Specijal - Ronald Bergan
Objective film criticism: an impossible task?
Is it ever possible for a critic to step outside their own personality and make an honest recommendation? And would we want them to ?
Ever since the dawn of cinema when the Lumiere Brothers first set up their cameras, there has been a flood of film-makers who have attempted, in various ways, to capture "objective truth" on celluloid. For almost as long, film criticism has wrestled with the difficulties inherent in the process of analysing a film objectively.
Is it possible (or even desirable) for film criticism to be free from personal bias? In fact, in the 70s, when interpretation followed semiotic and structuralist models often augmented by Marxist historical and Freudian psychoanalysis, hidden assumptions about race, class, gender and language itself were revealed as never before. Many of the film theorists, who came from other disciplines - linguistics, sociology, political science, philosophy and psychology - did not disguise their ideological agenda. Thus we had analyses of films from a Marxist, Freudian, Feminist, Gay and Black perspective. In a way, they were more interested in moral relativism than moral absolutes.
But what of the humble film critic grinding out his copy weekly and feigning objectivity? Is it possible for a male, female, white, black, homosexual, left-wing, right-wing, or bourgeois critic to assess films in the same objective manner and not let these truths colour their writings in some way, even unconsciously. Does one's nationality and language play a part? Can a critic be objective when faced with the politics of a film that he or she finds anathema? Is the ideology of a film as important in judging it as the aesthetics?
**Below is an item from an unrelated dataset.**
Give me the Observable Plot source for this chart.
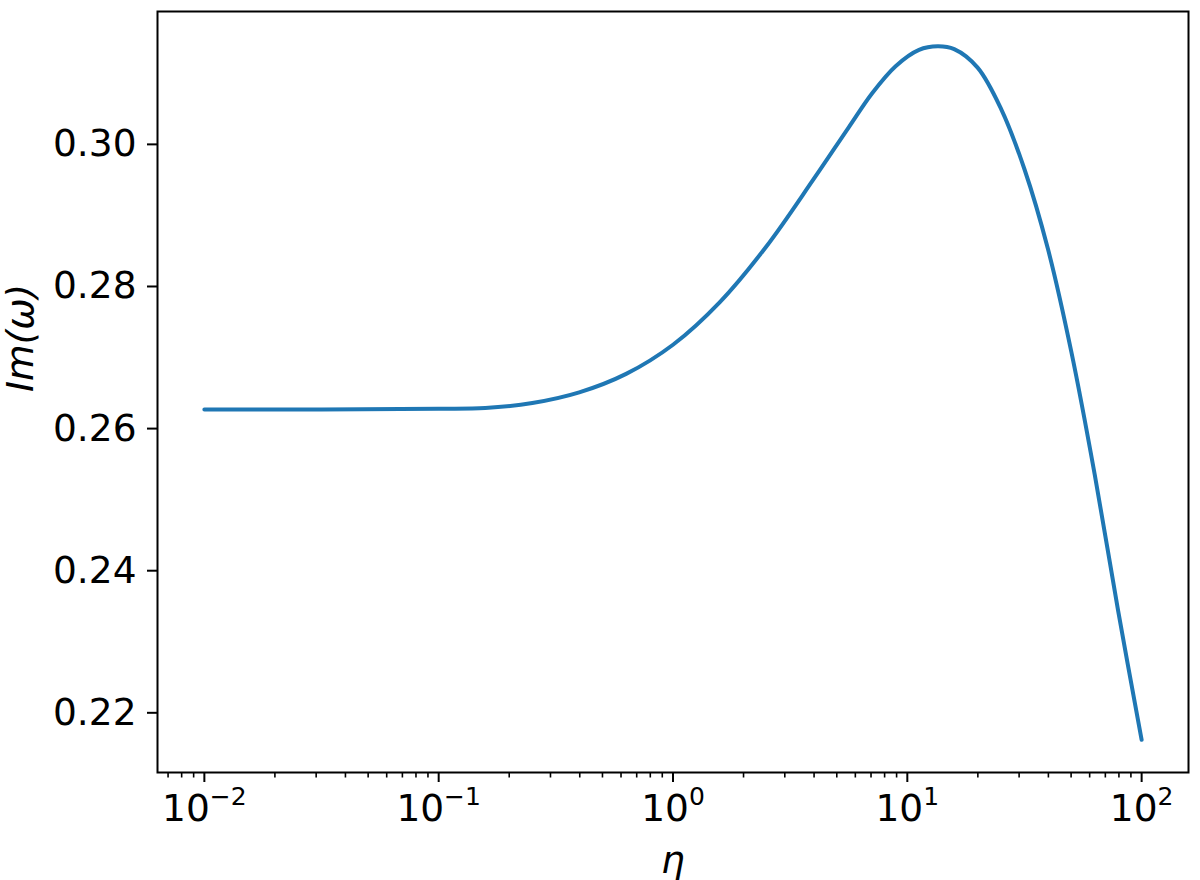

It is true that most western critics have been bought by the Hollywood studios, whether they like it or not. This does not mean that they are compelled to give the latest blockbuster a good review, but they are forced to give it more space in line with the publicity the film receives elsewhere.
Nonetheless, if objective film criticism, like democracy, is never attainable, it should not discourage critics from trying to achieve it. Anything that minimises the complex personality of the critic standing between the film - that obscure object of desire - and the prospective viewer, must surely be encouraged. For a start, here are a few words and phrases that are frequently misused and should be ignored by the reader.
There is no need for the writer to use the first person singular, which is superogatory. At least it should be used sparingly. A review is not about the critic but the film. Rather than writing "I laughed/cried all the way through", the critic, using objective correlatives, should analyse the film's effects in a more general manner. For example, here is an extract from a recent review: "I wasn't quite sure whether I liked it or not while I was watching it, as it was uncomfortable although it kept me intrigued enough to stay on till the end. It's an oddly affecting tale and I thought about it long after I'd seen it, but as a piece of cinema it doesn't quite deliver." As a piece of criticism it doesn't quite deliver.
"Slow". This is often employed without even the adverbs "too" or "so". When a critic calls a film "slow", it is immediately taken as pejorative. Would one criticise a piece of music by saying it is slow? The word itself carries no negative connotation. It is as neutral as "fast", "shot on video" or "in black and white", although these terms, even unqualified, can also carry with them some prejudice. Slow usually implies that the critic has found the film boring, another meaningless subjective term. If someone announces that they find opera or Shakespeare boring, it says nothing about opera or Shakespeare, but about the speaker.
"Too Long". Time is extremely subjective. The criticism doesn't really have anything to do with the running time of the film, but with how the critic experiences that time. One could sit through 3-4 hour films which don't feel long, while a bad 15-minute short seems interminable. A critic who thinks a film is "too long", is again revealing that they have become bored with the style or content and not the length.
"Dated". A film is called dated, not only because it doesn't have any mobile phones or computers in it, but because the mores of the film are no longer those of the period in which we live. But so-called dated films tell you more about the era in which they are made than most other films. In a way, it's like using the relative adjective "old" to describe a film, usually made before the critic was born. But why is "old" only used to describe films? Does one say that one listened to a concert of old music or read an old book or saw an old play?
"Pretentious" or "obscure", which generally means the critic has not understood the film.
"Recommended". Critics should never recommend a film. How can a critic recommend a film to a bunch of complete strangers? It's comparable to someone meeting a stranger on a train who recommends the book he is reading without knowing anything about the other person's tastes. The review itself will allow one make up one's own mind whether to see the film or not.